The political and military environment in Afghanistan remains extremely challenging. While recent international attention has been drawn to the rise of the ‘Islamic State’ group in Iraq and Syria and by the Greek financial crisis, profound tensions continue to haunt both Afghanistan’s state-building endeavor and its security environment.
Those two areas of difficulty intersect with each other; insecurity blights the efforts of the National Unity Government in Afghanistan to build its legitimacy, while the manifest difficulties in making the National Unity Government work effectively encourage its opponents (both in Afghanistan and the wider region) to redouble their efforts to weaken or even overthrow it. This is one reason why there have been renewed calls on the United States to halt or slow down the process of the withdrawal of American troops.
The National Unity Government, headed at its apex by Dr Ashraf Ghani as President and Dr Abdullah Abdullah as Chief Executive Officer, has struggled to cope with many pressures that it faces both internally and externally with the wind-down of international support. Some nine months after the president was sworn in, the country still lacks a defence minister, with the latest nominee—Masoom Stanekzai—rejected by the lower house (Wolesi Jirga) of the Afghan parliament. Given the scale of insurgency on Afghan soil, the inability to put a defence minister in place constitutes an astounding systemic failure.
Furthermore, while Dr Ghani is rightly lauded for his dynamism and imagination, in a system like Afghanistan’s, this cuts both ways: the president is so well known for having strong views on nearly everything that lower-level officials are likely to tremble at the thought of trying to implement policy without precise guidance on how the president wants things to be done. This is a recipe for paralysis in government despite the energy at the very top.

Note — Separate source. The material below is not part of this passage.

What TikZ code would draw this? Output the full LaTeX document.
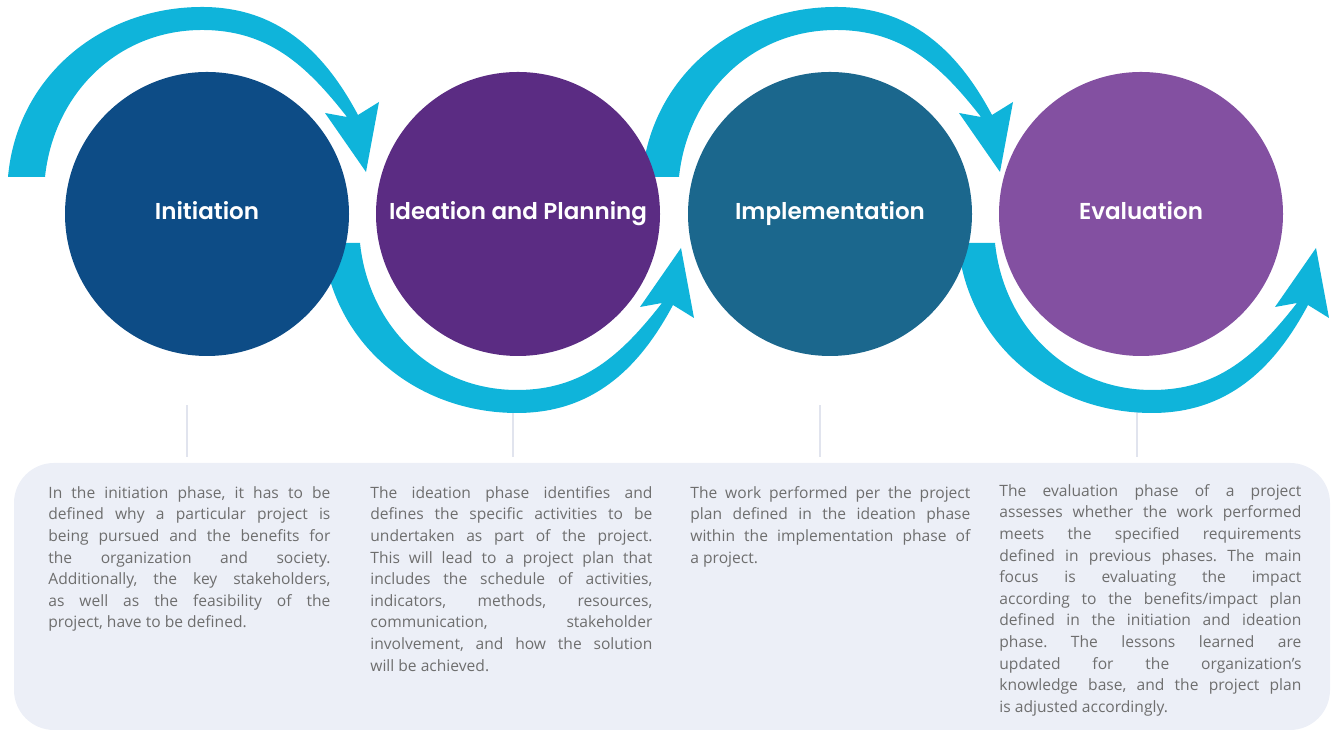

This is compounded by a deteriorating military situation. Recent months have witnessed a number of major bombings in Kabul, including one that shook the plaster from the ceiling of the Wolesi Jirga chamber. But it’s developments affecting areas outside Kabul that are more alarming. The northern town of Kunduz has experienced sustained Taliban attack. The police chief of Uruzgan, earlier hailed as ‘our man’ by a senior Australian general, was recently assassinated in murky circumstances during a visit to the Afghan capital. In Jalrez, a district quite close to Kabul, Hazara members of the Afghan Local Police were systematically picked off at checkpoints and decapitated while those who should have been supporting them dithered over how to respond. In addition, armed individuals professing loyalty to ‘Islamic State’ have begun to surface in different parts of the country. While they have ironically struck on occasion at the Taliban, it is the Shi’ite Hazaras who have by far the most to fear from extremist Sunni Muslims of this kind.
This has led some external actors, including the United States, to put their faith in negotiations with the Taliban as a means of stabilising the country. While discussions have taken place, most recently in Islamabad, it remains unclear what real capacity the Taliban participants have to bind the various radical groups which have sought to undermine the Afghan government. Many Afghans remain deeply skeptical of negotiations. They doubt that the Inter-Services Intelligence Directorate of the Pakistan Armed Forces (ISI) has abandoned its decades-long promotion of radicals in Afghanistan as a device for minimising Indian influence—even if some civilian politicians in Pakistan now realise the dangers to their own society of seeking to make use of such forces. The spectacle of negotiations also undermines other Afghan government objectives: why would soldiers want to die fighting the Taliban today if a deal might be done with the Taliban tomorrow. Why would a local leader strongly support the government if negotiations might hand his problems or district over to the armed opposition as part of the Taliban sphere of influence?
The greatest danger in Afghanistan isn’t that the armed opposition will grind their way, village by village, town by town, to eventual control of the country. On the contrary, it lies in the psychology of those many Afghans who have no affection whatever for the Taliban but realise that it doesn’t pay to be a loser in Afghan fights. Such people, if it appears that the Taliban will come out on top, have a strong incentive to realign on prudential grounds. This can create a ‘bandwagon’ or ‘cascade’ of the kind that led to the collapse of the communist regime in April 1992 and the Taliban regime in November 2001. Western powers can best help prevent this by signaling a commitment to ongoing military and material support for the many Afghans who want to be part of the modern world and who, perhaps unwisely, believed Western promises not to abandon them yet again.